What are leasehold properties?

Before talking about the details of the new ground rent reform, it’s crucial to understand what leasehold properties are. In the UK, most maisonettes and flats are sold as leasehold. With these properties, you are buying the property but not the land it sits on. This means the owner doesn’t own the home outright.

Instead, the lease provides the right to occupy it for a period of time, and a lease is granted for a fixed number of years. Leases for new-build homes are often set at 99 or 125 years, but these can go up to 999 years.

When owning a leasehold property in England or Wales, you typically have had to pay ground rent to the freeholder on an annual basis. In recent years, some lease clauses have meant freeholders could increase ground rents dramatically.

What does the new ground rent reform mean?

Under the new legislation, anyone buying a property in England and Wales on a new long lease will be freed of the annual costs of ground rent. In some cases, ground rent has cost hundreds of pounds every year, while there was no real service in return. This change will help property owners be able to manage their bills.

Some property developers have already reduced ground rent to zero for buyers starting a new lease. Anyone who is planning to sign a new lease on a property in the next two months should speak to the owner of the lease to ensure the ground rent rate reflects these upcoming changes.

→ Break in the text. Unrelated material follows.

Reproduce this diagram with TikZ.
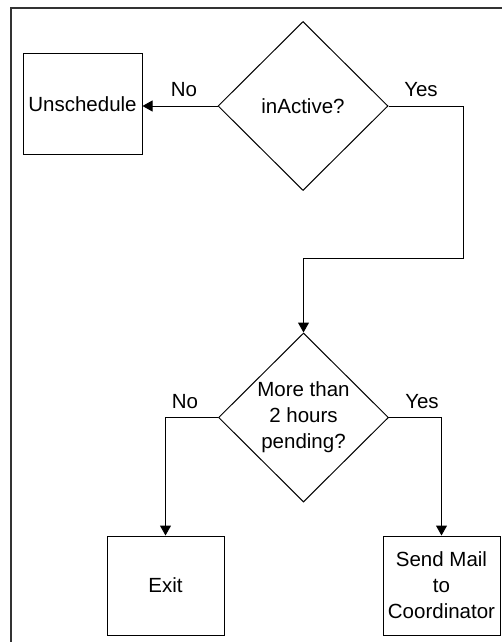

What additional reforms are expected in the future?

Further leasehold reforms will likely include a new right for leaseholders to extend their leases to 990 years for zero ground rent. However, the government has yet to announce when this will take effect.

Thousands of existing leaseholders have seen a reduction in their ground rent costs though. The Competition Market Authority secured commitments from a few major homebuilders to stop the practice of doubling ground rents every year.

The landmark change to UK ground rent and the future change to lease extensions are important reforms and will benefit homebuyers, property investors and the property market as a whole.

Professional legal and financial advice should be sought when buying a leasehold property or extending an existing lease. Consult a solicitor about what these changes mean for you.